How to find the fault when one section is weak
When one part of the fence reads lower than the rest, work in sections. Test before the weak area and then after it. Keep narrowing the gap until you isolate the problem spot.
Look closely at anything that interrupts or changes the line. Gates, tensioners, corner insulators, joints, and branch lines are frequent trouble points. If a reel-fed temporary fence is involved, inspect the reel connection and any spots where polywire has frayed or tangled.
Vegetation is worth checking before you start replacing parts. A single heavy clump of wet grass can drag a fence down more than people expect. Clear the line and test again. If the voltage comes back, you found your issue without spending a dime.

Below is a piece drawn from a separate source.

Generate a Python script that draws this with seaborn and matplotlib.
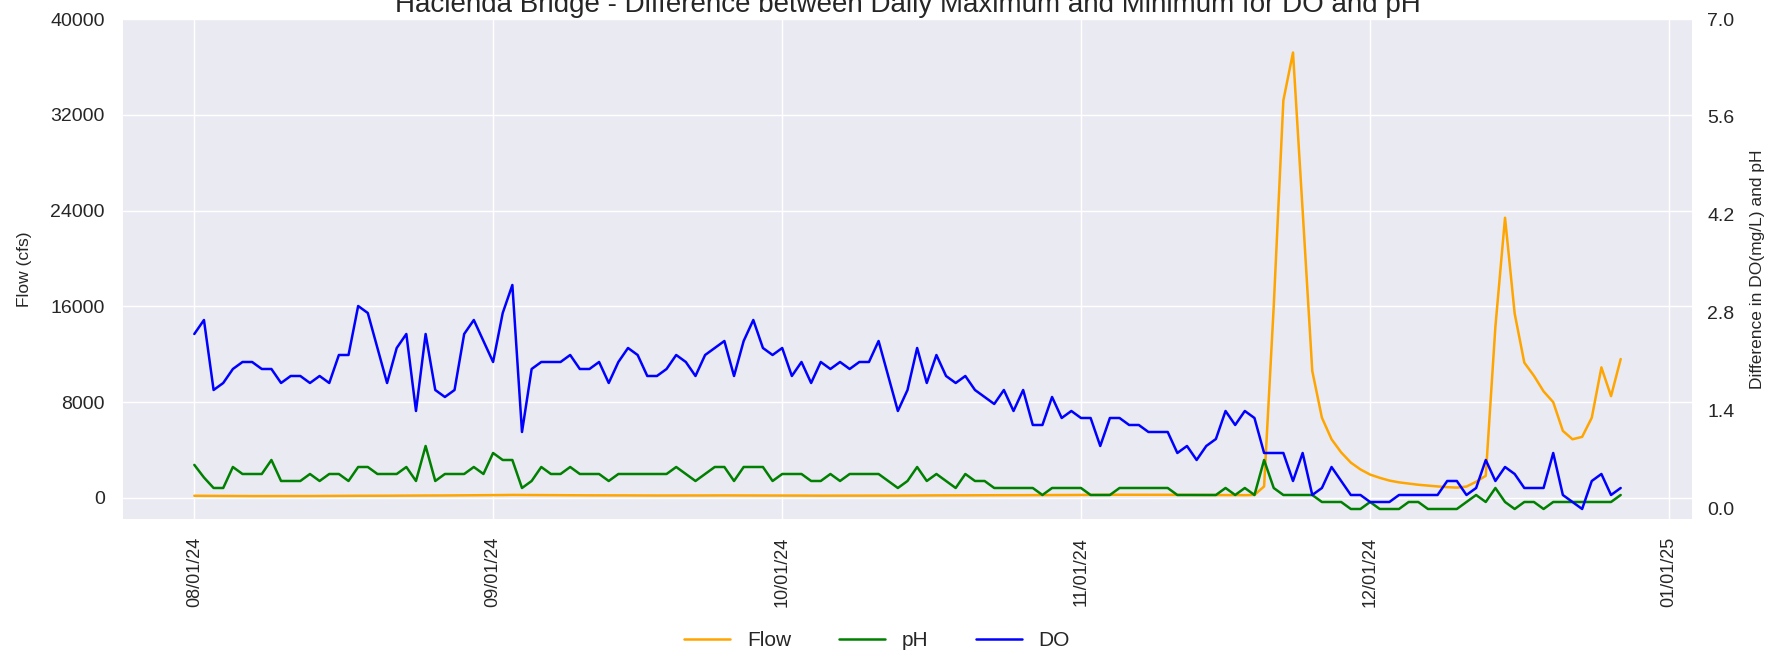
import numpy as np
import pandas as pd
import matplotlib
matplotlib.use("Agg")
import matplotlib.pyplot as plt
import matplotlib.dates as mdates
import seaborn as sns

# daily values, 08/01/24 .. 12/27/24
dates = pd.date_range("2024-08-01", "2024-12-27", freq="D")

flow_aug = [180, 175, 170, 165, 160, 160, 155, 155, 150, 150, 150, 155, 160, 165, 170, 170,
            175, 180, 180, 185, 185, 190, 190, 195, 200, 200, 205, 210, 215, 215, 220]
flow_sep = [230, 240, 250, 245, 240, 235, 230, 225, 220, 220, 215, 215, 210, 210, 210,
            205, 205, 200, 200, 200, 200, 205, 205, 210, 210, 210, 205, 200, 200, 200]
flow_oct = [200, 195, 195, 190, 190, 190, 185, 185, 185, 190, 190, 195, 195, 200, 200, 205,
            210, 210, 215, 215, 220, 220, 225, 225, 230, 230, 235, 235, 240, 240, 245]
flow_nov = [250, 255, 260, 260, 265, 265, 270, 270, 265, 260, 255, 250, 250, 245, 240,
            240, 235, 230, 250, 960, 16000, 33200, 37200, 24000, 10600, 6700, 4900, 3800,
            2950, 2380]
flow_dec = [1950, 1680, 1450, 1300, 1200, 1100, 1030, 960, 900, 860, 950, 1350, 1850, 14300,
            23400, 15400, 11300, 10200, 8900, 8000, 5600, 4900, 5100, 6700, 10900, 8500, 11600]

ph_aug = [0.63, 0.45, 0.3, 0.3, 0.6, 0.5, 0.5, 0.5, 0.7, 0.4, 0.4, 0.4, 0.5, 0.4, 0.5, 0.5,
          0.4, 0.6, 0.6, 0.5, 0.5, 0.5, 0.6, 0.4, 0.9, 0.4, 0.5, 0.5, 0.5, 0.6, 0.5]
ph_sep = [0.8, 0.7, 0.7, 0.3, 0.4, 0.6, 0.5, 0.5, 0.6, 0.5, 0.5, 0.5, 0.4, 0.5, 0.5,
          0.5, 0.5, 0.5, 0.5, 0.6, 0.5, 0.4, 0.5, 0.6, 0.6, 0.4, 0.6, 0.6, 0.6, 0.4]
ph_oct = [0.5, 0.5, 0.5, 0.4, 0.4, 0.5, 0.4, 0.5, 0.5, 0.5, 0.5, 0.4, 0.3, 0.4, 0.6, 0.4,
          0.5, 0.4, 0.3, 0.5, 0.4, 0.4, 0.3, 0.3, 0.3, 0.3, 0.3, 0.2, 0.3, 0.3, 0.3]
ph_nov = [0.3, 0.2, 0.2, 0.2, 0.3, 0.3, 0.3, 0.3, 0.3, 0.3, 0.2, 0.2, 0.2, 0.2, 0.2,
          0.3, 0.2, 0.3, 0.2, 0.7, 0.3, 0.2, 0.2, 0.2, 0.2, 0.1, 0.1, 0.1, 0.0, 0.0]
ph_dec = [0.1, 0.0, 0.0, 0.0, 0.1, 0.1, 0.0, 0.0, 0.0, 0.0, 0.1, 0.2, 0.1, 0.3, 0.1,
          0.0, 0.1, 0.1, 0.0, 0.1, 0.1, 0.1, 0.1, 0.1, 0.1, 0.1, 0.2]

do_aug = [2.5, 2.7, 1.7, 1.8, 2.0, 2.1, 2.1, 2.0, 2.0, 1.8, 1.9, 1.9, 1.8, 1.9, 1.8, 2.2,
          2.2, 2.9, 2.8, 2.3, 1.8, 2.3, 2.5, 1.4, 2.5, 1.7, 1.6, 1.7, 2.5, 2.7, 2.4]
do_sep = [2.1, 2.8, 3.2, 1.1, 2.0, 2.1, 2.1, 2.1, 2.2, 2.0, 2.0, 2.1, 1.8, 2.1, 2.3,
          2.2, 1.9, 1.9, 2.0, 2.2, 2.1, 1.9, 2.2, 2.3, 2.4, 1.9, 2.4, 2.7, 2.3, 2.2]
do_oct = [2.3, 1.9, 2.1, 1.8, 2.1, 2.0, 2.1, 2.0, 2.1, 2.1, 2.4, 1.9, 1.4, 1.7, 2.3, 1.8,
          2.2, 1.9, 1.8, 1.9, 1.7, 1.6, 1.5, 1.7, 1.4, 1.7, 1.2, 1.2, 1.6, 1.3, 1.4]
do_nov = [1.3, 1.3, 0.9, 1.3, 1.3, 1.2, 1.2, 1.1, 1.1, 1.1, 0.8, 0.9, 0.7, 0.9, 1.0,
          1.4, 1.2, 1.4, 1.3, 0.8, 0.8, 0.8, 0.4, 0.8, 0.2, 0.3, 0.6, 0.4, 0.2, 0.2]
do_dec = [0.1, 0.1, 0.1, 0.2, 0.2, 0.2, 0.2, 0.2, 0.4, 0.4, 0.2, 0.3, 0.7, 0.4, 0.6,
          0.5, 0.3, 0.3, 0.3, 0.8, 0.2, 0.1, 0.0, 0.4, 0.5, 0.2, 0.3]

df = pd.DataFrame({
    "Date": dates,
    "Flow": flow_aug + flow_sep + flow_oct + flow_nov + flow_dec,
    "pH": ph_aug + ph_sep + ph_oct + ph_nov + ph_dec,
    "DO": do_aug + do_sep + do_oct + do_nov + do_dec,
})

sns.set_theme(style="darkgrid")
plt.rcParams["font.family"] = ["Liberation Sans", "DejaVu Sans"]

fig = plt.figure(figsize=(17.85, 6.54), dpi=100)
fig.subplots_adjust(left=123 / 1785, right=1692 / 1785, bottom=1 - 519 / 654, top=1 - 19 / 654)
ax = fig.add_subplot(111)
ax2 = ax.twinx()

lw = 1.8
sns.lineplot(data=df, x="Date", y="Flow", ax=ax, color="orange", label="Flow", legend=False, linewidth=lw)
sns.lineplot(data=df, x="Date", y="pH", ax=ax2, color="green", label="pH", legend=False, linewidth=lw)
sns.lineplot(data=df, x="Date", y="DO", ax=ax2, color="blue", label="DO", legend=False, linewidth=lw)

ax.set_ylim(-1760, 40000)
ax.set_yticks(np.linspace(0, 40000, 6))
ax.yaxis.set_major_formatter(matplotlib.ticker.FormatStrFormatter("%d"))
ax2.set_ylim(-0.143, 7.0)
ax2.set_yticks(np.linspace(0, 7, 6))
ax2.yaxis.set_major_formatter(matplotlib.ticker.FormatStrFormatter("%.1f"))
ax2.grid(False)

ax.xaxis.set_major_locator(mdates.MonthLocator())
ax.xaxis.set_major_formatter(mdates.DateFormatter("%m/%d/%y"))
ax.tick_params(axis="x", labelrotation=90, labelsize=13, pad=13, length=0)
ax.tick_params(axis="y", labelsize=14, pad=13, length=0)
ax2.tick_params(axis="y", labelsize=14, pad=11, length=0)
for spine in list(ax.spines.values()) + list(ax2.spines.values()):
    spine.set_visible(False)

ax.set_xlabel("")
ax.set_ylabel("Flow (cfs)", fontsize=12.5)
ax2.set_ylabel("Difference in DO(mg/L) and pH", fontsize=12.5)
ax.yaxis.set_label_coords(-0.058, 0.5)
ax2.yaxis.set_label_coords(1.037, 0.5)

ax.set_title("Hacienda Bridge - Difference between Daily Maximum and Minimum for DO and pH",
             fontsize=20, pad=5)

h1, l1 = ax.get_legend_handles_labels()
h2, l2 = ax2.get_legend_handles_labels()
fig.legend(h1 + h2, l1 + l2, loc="center", bbox_to_anchor=(877 / 1785, 1 - 641 / 654),
           ncol=3, frameon=False, fontsize=15, handlelength=2.2, columnspacing=2.3)

fig.savefig("out.png", dpi=100)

Why non-contact testing makes routine checks easier
There is a reason many livestock owners stop carrying bulky testers once they find something simpler. Farm tools only get used consistently if they fit real life. If testing takes too long, needs two hands, or lives back in the shop, it often gets skipped.
A non-contact tester changes that. You can keep it on you, walk the line, check a suspect spot in seconds, and move on. For everyday use, pass-fail style feedback is often more helpful than overloading yourself with technical detail. You are usually asking a practical question: is this fence strong enough right now, yes or no?
That straightforward approach is exactly why tools like ZapSense make sense for daily fence checks. They are built for the person who needs an answer in the field, not a lesson in electronics.
When a voltage reading is good but animals still challenge the fence
Sometimes the fence tests fine and animals still lean on it, crawl under it, or blow through a gate area. That does not always mean the tester is wrong. It may mean the fence design does not match the animal behavior.
Goats are notorious for finding weak spots low on the line. Horses may respect a visible tape line better than a thin wire. Calves can challenge spacing that works for mature cattle. In those cases, fence height, wire spacing, visibility, training, and baiting all matter along with voltage.
So yes, testing voltage is essential, but it is one part of fence performance. Good readings do not fix poor layout or animal habits by themselves.
How often should you test an electric fence?
That depends on the season and the pressure on the fence. During fast growth, wet weather, or heavy grazing rotation, quick checks should happen more often because conditions change fast. If you rely on electric fencing every day, daily or near-daily checks are usually worth the minute it takes.
At a minimum, test after storms, after moving temporary fencing, after repairs, and anytime stock starts acting like they are not respecting the line. Waiting until animals get out is the expensive way to monitor a fence.
A strong fence is not just about keeping animals in. It is about keeping your day on track. A fast voltage check gives you one less thing to guess about when there is already enough to do.